In today's complex organizational environments, security validation typically relies on a fragmented stack of specialized tools. A Breach and Attack Simulation (BAS) platform operates independently, while penetration testing engagements—whether manual or automated—run separately. Vulnerability scanners feed data into attack surface management systems, yet these components rarely communicate effectively. Each tool provides an isolated snapshot of security posture, creating a disjointed view that fails to reflect the interconnected nature of modern digital ecosystems. This siloed approach has persisted for years, driven by a market that treats each validation discipline as a distinct category with proprietary vendors, consoles, and limited risk assessments.
Adversaries, however, do not operate in silos. A sophisticated intrusion often chains multiple weaknesses: an exposed identity credential, a cloud misconfiguration, a missed detection signal, and an unpatched vulnerability can be exploited in a single, fluid operation. Attackers inherently understand that environments are interconnected systems, yet most validation programs still assess them as a collection of disconnected parts. This is not merely an operational inefficiency; it represents a structural blind spot that leaves organizations vulnerable to multi-vector threats. The limitations of traditional validation have become increasingly apparent as attack surfaces expand and threats evolve in complexity.
The emergence of autonomous AI agents capable of planning, executing, and reasoning across complex workflows is driving security validation into a new phase. This shift, termed Agentic Exposure Validation, promises a more coordinated, continuous, and context-aware approach. Unlike fragmented, manual validation cycles, agentic systems can autonomously simulate multi-stage attacks that mirror real-world adversary behaviors. By integrating insights across vulnerability management, detection engineering, and exposure assessment, these systems provide a holistic view of security posture that adapts dynamically to environmental changes and emerging threats.

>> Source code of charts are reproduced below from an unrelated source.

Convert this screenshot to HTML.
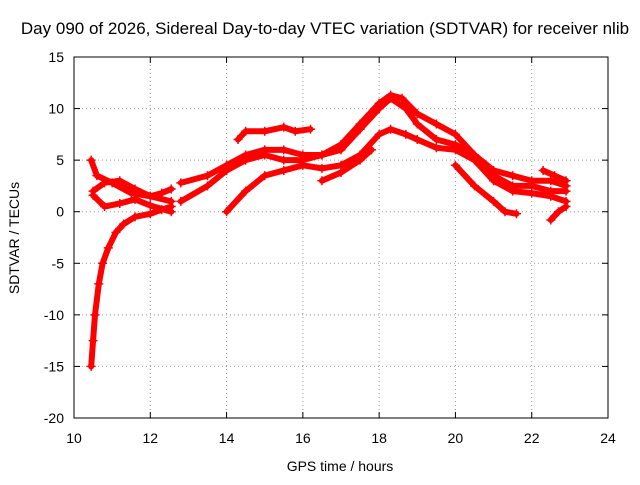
<!DOCTYPE html>
<html><head><meta charset="utf-8"><style>
body{margin:0;background:#fff}
svg text{font-family:"Liberation Sans",sans-serif;font-size:14px;fill:#000}
</style></head><body>
<svg id="chart" width="640" height="480">
<text x="325" y="34" text-anchor="middle" style="font-size:17px">Day 090 of 2026, Sidereal Day-to-day VTEC variation (SDTVAR) for receiver nlib</text>
<text x="340" y="471" text-anchor="middle">GPS time / hours</text>
<text transform="translate(19,238) rotate(-90)" text-anchor="middle">SDTVAR / TECUs</text>
<g id="grid"></g><g id="series"></g>
<rect x="74" y="57" width="534" height="361" fill="none" stroke="#000"/>
</svg>
<script>
const xTicks=[10,12,14,16,18,20,22,24];
const yTicks=[15,10,5,0,-5,-10,-15,-20];
const seriesA=[[10.45,-15],[10.5,-12.5],[10.55,-10],[10.65,-7],[10.75,-5],[10.9,-3.5],[11.1,-2],[11.3,-1.2],[11.6,-0.5],[12,-0.2],[12.3,0.2],[12.55,0.5]];
const seriesB=[[10.45,5],[10.6,3.5],[11,2.8],[11.5,1.8],[12,1.5],[12.3,1.8],[12.55,2.2]];
const seriesC=[[10.5,2],[10.8,2.8],[11.2,3],[11.6,2.2],[12,1.5],[12.55,1]];
const seriesD=[[10.5,1.6],[10.8,0.5],[11.2,0.8],[11.6,1.2],[12,0.6],[12.55,0]];
const seriesE=[[12.8,2.8],[13.5,3.5],[14,4.5],[14.5,5.5],[15,6],[15.5,6],[16,5.5],[16.5,5.5],[17,6.5],[17.5,8.5],[18,10.5],[18.3,11.3],[18.6,11],[19,9.5],[19.5,8.5],[20,7.5],[20.5,5.5],[21,4],[21.5,3.5],[22,3],[22.5,3],[22.9,2.5]];
const seriesF=[[12.8,1],[13.5,2.5],[14,4],[14.5,5],[15,5.5],[15.5,5],[16,5],[16.5,5.5],[17,6],[17.5,8],[18,10],[18.3,11],[18.7,10],[19,8.5],[19.5,7],[20,6.5],[20.5,5.5],[21,3.5],[21.5,2.5],[22,2.5],[22.5,2],[22.9,2]];
const seriesG=[[14,0],[14.5,2],[15,3.5],[15.5,4],[16,4.5],[16.5,4.2],[17,4.5],[17.5,5.5],[18,7.5],[18.3,8],[18.7,7.5],[19,7],[19.5,6.2],[20,6],[20.5,5],[21,3],[21.5,2],[22,1.8],[22.5,1.5],[22.9,1]];
const seriesH=[[14.3,7],[14.5,7.8],[15,7.8],[15.5,8.2],[15.8,7.8],[16.2,8]];
const seriesI=[[16.5,3],[17,3.8],[17.5,5],[17.8,6]];
const seriesJ=[[20,4.5],[20.5,2.5],[21,1],[21.3,0],[21.6,-0.2]];
const seriesK=[[22.5,-0.8],[22.7,0],[22.9,0.5]];
const seriesL=[[22.3,4],[22.6,3.5],[22.9,3]];
const allSeries=[seriesA,seriesB,seriesC,seriesD,seriesE,seriesF,seriesG,seriesH,seriesI,seriesJ,seriesK,seriesL];
const X=h=>74+(h-10)*534/14, Y=v=>57+(15-v)*361/35;
const NS='http://www.w3.org/2000/svg';
const g=document.getElementById('grid'), s=document.getElementById('series');
function mk(tag,at,p){const e=document.createElementNS(NS,tag);for(const k in at)e.setAttribute(k,at[k]);p.appendChild(e);return e;}
xTicks.forEach(t=>{const x=X(t);
 const l=mk('line',{x1:x,x2:x,y1:57,y2:418,stroke:'#999','stroke-dasharray':'1,3'},g);
 
 
 mk('line',{x1:x,x2:x,y1:418,y2:412,stroke:'#000'},g);
 mk('line',{x1:x,x2:x,y1:57,y2:63,stroke:'#000'},g);
 const tx=mk('text',{x:x,y:443,'text-anchor':'middle'},g);tx.textContent=t;
 
 });
yTicks.forEach(t=>{const y=Y(t);
 const l=mk('line',{x1:74,x2:608,y1:y,y2:y,stroke:'#999','stroke-dasharray':'1,3'},g);
 
 
 mk('line',{x1:74,x2:80,y1:y,y2:y,stroke:'#000'},g);
 mk('line',{x1:602,x2:608,y1:y,y2:y,stroke:'#000'},g);
 const tx=mk('text',{x:64,y:y+5,'text-anchor':'end'},g);tx.textContent=t;
 
 });
allSeries.forEach((ser,i)=>{
 const pl=mk('polyline',{points:ser.map(p=>X(p[0])+','+Y(p[1])).join(' '),fill:'none',stroke:'#f00','stroke-width':6,'stroke-linejoin':'round','stroke-linecap':'round'},s);
 
 
 ser.forEach(p=>{const x=X(p[0]),y=Y(p[1]);
  const m=mk('path',{d:`M${x-4.5},${y}H${x+4.5}M${x},${y-4.5}V${y+4.5}`,stroke:'#f00','stroke-width':1.5},s);
  
  });
});
</script>
</body></html>
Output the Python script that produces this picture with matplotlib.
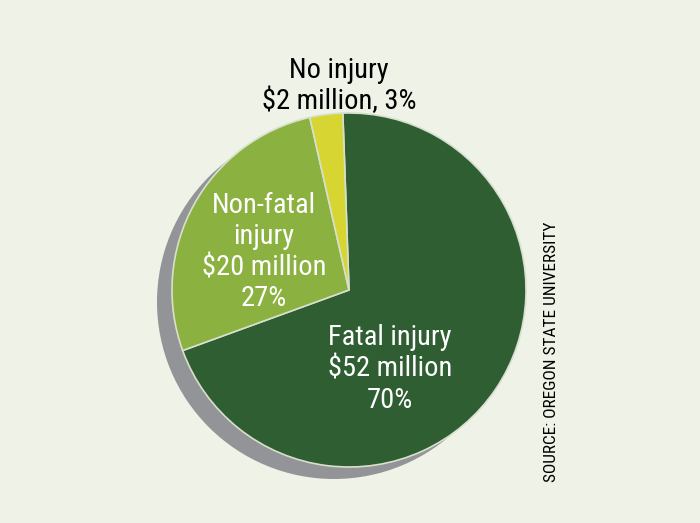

Modern security validation now spans three critical perspectives: vulnerability-centric, detection-centric, and exposure-centric analysis. A vulnerability-centric view identifies technical weaknesses, a detection-centric view evaluates monitoring and response capabilities, and an exposure-centric view assesses the external attack surface. Individually, each perspective leaves dangerous gaps; together, they enable defenders to understand how vulnerabilities, detection gaps, and exposures interact in real-world attack scenarios. The convergence of these perspectives through agentic validation represents the next evolution in cybersecurity—transforming validation from a periodic checkpoint into a continuous, intelligent, and autonomous practice that aligns with the realities of modern threat landscapes.